S U M M A RY
Biggest Breakthroughs in Computer Science,
2025
Source: Quanta Magazine  |  Format: Video transcript  |  Year: 2025
Featuring researchers from Rutgers, Google Quantum AI, MIT, and collaborators
Hash Tables: Disproving Yao's Conjecture
Hash tables store and retrieve data by using a hash function to assign items to memory
locations. The standard technique — uniform probing — tries random slots until finding an
empty one. As a table fills, finding empty slots takes progressively longer. In 1985, Andrew
Yao proved uniform probing was optimal and most of the field accepted this as a hard limit.
Andrew Krapivin, an undergraduate at Rutgers, began working on a data structure called "tiny
pointers" developed by his mentor. He ended up constructing a new hash table that serves as a
counterexample to Yao's conjecture. Rather than inserting into the first available slot, the new
approach looks ahead and selectively fills strategically desirable slots. This produces near-
constant average query time regardless of table fullness — even at 100% capacity. The
published result: there is no fundamental tension between space and time in hash table design.
Quantum Error Correction
Quantum computers use qubits that exist in superposition states, making them susceptible to a
continuous spectrum of errors. Any single error can ruin an entire calculation. Peter Shor's
1990s factoring algorithm demonstrated quantum computing's potential but required so many
steps that running it seemed impossible without error control.

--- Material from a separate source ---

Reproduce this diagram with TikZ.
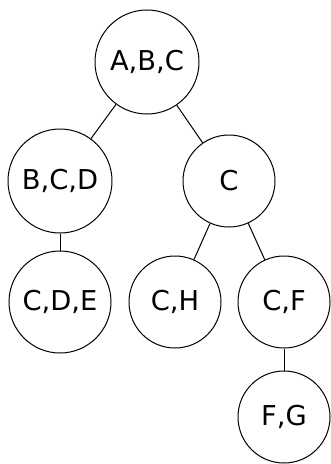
\documentclass[tikz,border=0pt]{standalone}
\usepackage{fontspec}
\setmainfont{DejaVu Sans}
\begin{document}
\begin{tikzpicture}[x=0.75pt,y=-0.75pt,
  setnode/.style={draw,circle,line width=0.75pt,inner sep=0pt,minimum size=92*0.75pt,font=\fontsize{20.5}{24}\selectfont},
  bignode/.style={setnode,minimum size=104*0.75pt},
  edge/.style={line width=0.75pt}]
\useasboundingbox (0,0) rectangle (330,464);
\node[bignode] (abc) at (147,62) {A,B,C};
\node[bignode] (bcd) at (60,181) {B,C,D};
\node[setnode] (c) at (229,181) {C};
\node[bignode,minimum size=102*0.75pt] (cde) at (60,302) {C,D,E};
\node[setnode] (ch) at (175,302) {C,H};
\node[setnode] (cf) at (284,302) {C,F};
\node[setnode] (fg) at (284,417) {F,G};
\draw[edge] (abc) -- (bcd);
\draw[edge] (abc) -- (c);
\draw[edge] (bcd) -- (cde);
\draw[edge] (c) -- (ch);
\draw[edge] (c) -- (cf);
\draw[edge] (cf) -- (fg);
\end{tikzpicture}
\end{document}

Shor and others showed errors could in principle be corrected by adding redundant qubits.
Alexei Kitaev proposed the surface code in 1998: qubits arranged on a square lattice with

interspersed measurement qubits, enabling local error detection. Multiple physical qubits
thereby function as a single, more reliable logical qubit.
Google's Quantum AI team needed physical qubits good enough that adding more of them
would suppress errors exponentially. Early attempts failed — scaling up only made errors
worse. After years of redesign, their 72-qubit Willow processor crossed the threshold, showing
40–50% error suppression on the first run and error rates halving with each increase in code
size. This is the first experimental confirmation of the exponential error suppression that
theorists predicted decades ago.
Time Versus Space
In complexity theory, the two primary computational resources are time (number of steps) and
space (memory used). For many algorithms, space scales roughly proportionally with time. In
1975, a universal simulation technique was devised that could convert any algorithm to use
slightly less space. No further improvement was made for 50 years.
Ryan Williams at MIT encountered the work of James Cook and Ian Mertz on "tree
evaluation," which reused memory by layering new information on top of existing data such
that the additions cancel out — extracting more computation from already-allocated space.
Williams recognized this technique could generalize beyond its original context. He proved
that any computation taking time T can be simulated in approximately √T space — a quadratic
improvement and an enormous advance after decades of stagnation.